Nein, wir müssen wettbewerbsfähig sein. Aber das Problem der Reallohnverluste kann ein Unternehmen allein nicht lösen. Wir haben wieder 20 Millionen in den Standort Wimpassing investiert, aber die Rahmenbedingungen müssen auch stimmen.

Damit wären wir bei der Steuerreform: Da geht's nicht nur um die Entlastung das Faktors Arbeit. AK und ÖGB wollen auf der anderen Seite die Gruppenbesteuerung auslaufen lassen.

Wenn wir die Gruppenbesteuerung abschaffen, nehmen wir dem Standort Österreich viel an Attraktivität. Das muss man sich überlegen. Heute ist es kein Problem, woanders hinzugehen. Es muss jedem klar sein, dass wir unseren Lebensstandard ohne Industrie nicht halten können.

Apropos Lebensstandard: Im Frühjahr wurde Semperit in Thailand Lohndumping und Kinderarbeit vorgeworfen. Sie ließen die Vorwürfe intern prüfen.

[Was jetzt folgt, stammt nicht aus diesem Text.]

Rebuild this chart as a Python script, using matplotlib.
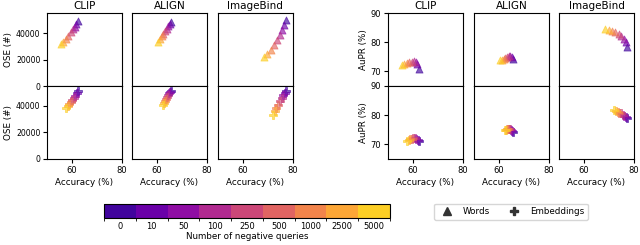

Sie sprechen den Finnwatch-Bericht an. Wir werden Kinderarbeit niemals dulden, sie ist auch nicht vorgekommen. Der Vorwurf ist falsch. Aber unsere Nachforschungen haben auch ergeben, dass nicht alles in Ordnung ist. Das sage ich ganz offen. Wir haben in Thailand Gastarbeiter; die sind immer ein Jahr in Thailand, meist auch ein zweites Jahr. Diese Gastarbeiter kommen, um Geld zu verdienen und das Geld ihren Familien zu schicken. Sie wollen so viele Überstunden wie möglich machen. Wenn wir sie nicht lassen, haben wir keine Arbeiter mehr. Dann gehen sie zur nächsten Fabrik.

Aber es wird ja auch in Thailand Gesetze geben.

Und an die halten wir uns.

Wie viele Wochenstunden arbeiten die Gastarbeiter?

Zwischen 55 und 60, wenn wir ihnen weniger Stunden geben, gehen sie weg.

Sie halten sich also bei den Überstunden weiterhin nicht an die Empfehlungen der Bürgerrechtsplattform Finnwatch?

Andernfalls bekommen wir die Arbeiter nicht. Und wir sind weit unter den Wochenstunden, die in Thailand gesetzlich erlaubt sind.

ZUR PERSON

Thomas Fahnemann ist seit April 2011 Vorstandsvorsitzender der Semperit AG Holding. Fahnemann war zuvor Vorstandschef der RHI AG und der Lenzing AG.

Semperit beschäftigt weltweit 11.200 Menschen, 700 davon in Österreich. Das Unternehmen erzielte 2013 einen Umsatz von 906,3 Millionen Euro. Der Gewinn vor Steuern und Zinsen (EBIT) lag bei 87,8 Millionen Euro.

Das Unternehmen besteht aus den Sektoren Sempermed (Operations- und Untersuchungshandschuhe), Semperflex (Hydraulikschläuche), Sempertrans (Förderbänder) und Semperform (Handläufe für Rolltreppen) und stellt seit 30 Jahren keine Autoreifen mehr her.